Si he querido escribir este artículo no solo es por todo eso, sin embargo, sino porque un par de meses antes de aquel primer día de trabajo, servidor había repetido curso y no quería estudiar más, pero sí que quería una guitarra eléctrica, y una moto de 49 cc, y las camisetas de Kortatu, Opción K-95 o Dr. Calypso que venían en Discos Castellón o el Mai Morirem. "¡Trabaja y aprende a ganarte la vida, zángano!", me dijo mi padre aquel verano, yo lo maldecía por dentro sin saber que le agradecería aquella frase el resto de mi vida. Así pues, un día de finales de agosto, uno de los viticultores de mi pueblo me dijo que al día siguiente me esperaba a las siete y media para empezar la vendimia. A recoger. Fue la primera vez que alguien que no era un profesor me dio órdenes, pero allí no había que aprobar ningún examen; sencillamente había que recoger tantos manojos de uva de una viña como pudieras, intentando cortarte la menor cantidad de dedos posible y sobre todo, había que olvidarse de que las arañas pican o que los 40 grados de calor zurran al cuerpo como una bofetada de Mike Tyson.

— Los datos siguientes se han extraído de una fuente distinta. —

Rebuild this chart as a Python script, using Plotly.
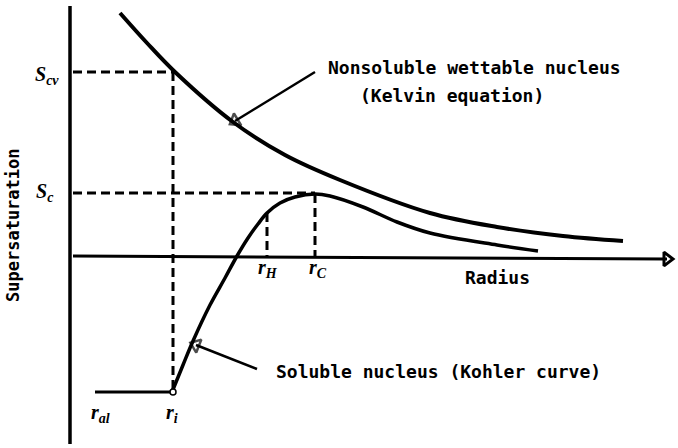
import plotly.graph_objects as go

# Schematic coordinates (arbitrary units, origin where the radius axis meets the supersaturation axis)
kelvin_r = [50, 77, 105, 163, 215, 270, 360, 427, 493, 553]
kelvin_s = [243, 213, 184, 134, 101, 76, 43, 29, 20, 15]

kohler_r = [102, 113, 123, 140, 155, 167, 178, 188, 197, 210, 225, 245, 260, 293, 327, 360, 427, 468]
kohler_s = [-136, -109, -85, -49, -22, 0, 18, 32, 43, 53, 59, 62, 60, 49, 34, 23, 11, 5]

dry_r = [25, 102]
dry_s = [-136, -136]

s_cv, s_c = 184, 63
r_i, r_h, r_c = 103, 197, 245
s_h = 43

axis_r = [3, 597]
axis_s = [0, -3]

FONT = "DejaVu Sans Mono"
LBL = "Liberation Serif"

fig = go.Figure()


def line(x, y, width=3, dash=None, shape="linear"):
    fig.add_trace(go.Scatter(
        x=x, y=y, mode="lines",
        line=dict(color="black", width=width, dash=dash, shape=shape),
        hoverinfo="skip",
    ))


def arrow(x, y, size=11, width=2.5):
    fig.add_trace(go.Scatter(
        x=x, y=y, mode="lines+markers",
        line=dict(color="black", width=width),
        marker=dict(symbol=["circle", "triangle-up-open"], size=[0, size],
                    angleref="previous", color="black",
                    line=dict(color="black", width=2.5)),
        hoverinfo="skip", cliponaxis=False,
    ))


# axes
line([0, 0], [250, -188], width=3.5)
line(axis_r, axis_s, width=3)
fig.add_trace(go.Scatter(
    x=[axis_r[-1]], y=[axis_s[-1]], mode="markers",
    marker=dict(symbol="triangle-right-open", size=12, color="black",
                line=dict(color="black", width=3)),
    hoverinfo="skip", cliponaxis=False,
))

# dashed guide lines
dash = "9px,5px"
line([3, r_i], [s_cv, s_cv], width=3, dash=dash)
line([r_i, r_i], [s_cv, -136], width=3, dash=dash)
line([3, r_c], [s_c, s_c], width=3, dash=dash)
line([r_c, r_c], [s_c - 1, 0], width=3, dash=dash)
line([r_h, r_h], [s_h, 0], width=3, dash=dash)

# curves
line(kelvin_r, kelvin_s, width=4, shape="spline")
line(kohler_r, kohler_s, width=3.5, shape="spline")
line(dry_r, dry_s, width=3)
fig.add_trace(go.Scatter(
    x=[r_i], y=[-136], mode="markers",
    marker=dict(symbol="circle", size=6, color="white", line=dict(color="black", width=1.5)),
    hoverinfo="skip",
))

# pointer arrows
arrow([245, 165], [184, 135], size=12, width=2.5)
arrow([187, 126], [-113, -89], size=12, width=2.5)

texts = [
    (404, 189, "Nonsoluble wettable nucleus", "center", 18, 0),
    (382, 161, "(Kelvin equation)", "center", 18, 0),
    (204, -115, "Soluble nucleus (Kohler curve)", "left", 18, 0),
    (427, -21, "Radius", "center", 18, 0),
    (-57, 31, "Supersaturation", "center", 17, -90),
]
for x, y, t, xa, sz, ang in texts:
    fig.add_annotation(x=x, y=y, text="<b>" + t + "</b>", showarrow=False, xanchor=xa,
                       textangle=ang, font=dict(family=FONT, size=sz, color="black"))

labels = [
    (-23, 181, "<b><i>S</i></b><sub><b><i>cv</i></b></sub>"),
    (-25, 64, "<b><i>S</i></b><sub><b><i>c</i></b></sub>"),
    (198, -12, "<b><i>r</i></b><sub><b><i>H</i></b></sub>"),
    (248, -12, "<b><i>r</i></b><sub><b><i>C</i></b></sub>"),
    (30, -157, "<b><i>r</i></b><sub><b><i>al</i></b></sub>"),
    (102, -157, "<b><i>r</i></b><sub><b><i>i</i></b></sub>"),
]
for x, y, t in labels:
    fig.add_annotation(x=x, y=y, text=t, showarrow=False,
                       font=dict(family=LBL, size=20, color="black"))

fig.update_xaxes(range=[-70, 608], visible=False)
fig.update_yaxes(range=[-192, 256], visible=False)
fig.update_layout(
    width=678, height=448,
    margin=dict(l=0, r=0, t=0, b=0),
    plot_bgcolor="white", paper_bgcolor="white",
    showlegend=False,
)

fig.write_html("out.html", config={"displayModeBar": False},
               post_script="document.body.style.margin='0';")
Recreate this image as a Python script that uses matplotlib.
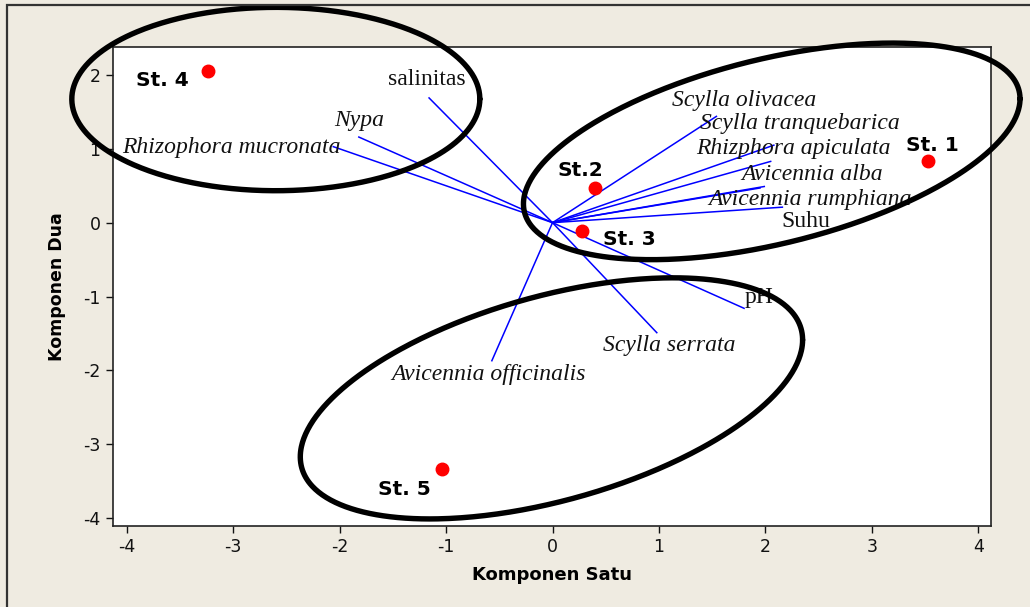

Yo tenía un poco más de catorce años y tres horas cuando me puse a trabajar recogiendo uva, por eso estas cosas "quedan grabadas en la sangre para siempre": porque me di cuenta de que la vida era aquello de sopetón, que quizás estudiar no era tan mala idea y que, por lo tanto, yo no quería pasarme la vida haciendo de campesino, sino de poeta. O de poetastro. O de escribiente. O de redactor creativo publicitario. O de articulista gastronómico, que es lo que haré cada domingo en La Gourmeteria a partir de hoy. To también espero, pues, ser humildemente poeta y layador como Jacint Verdaguer. Y como decía él, "en todo hacer trabajo bien limpio", porque desde aquella primera vendimia, hace casi veinte años, no sé hacer nada más que eso: intentar layar como un poeta y escribir como un layador.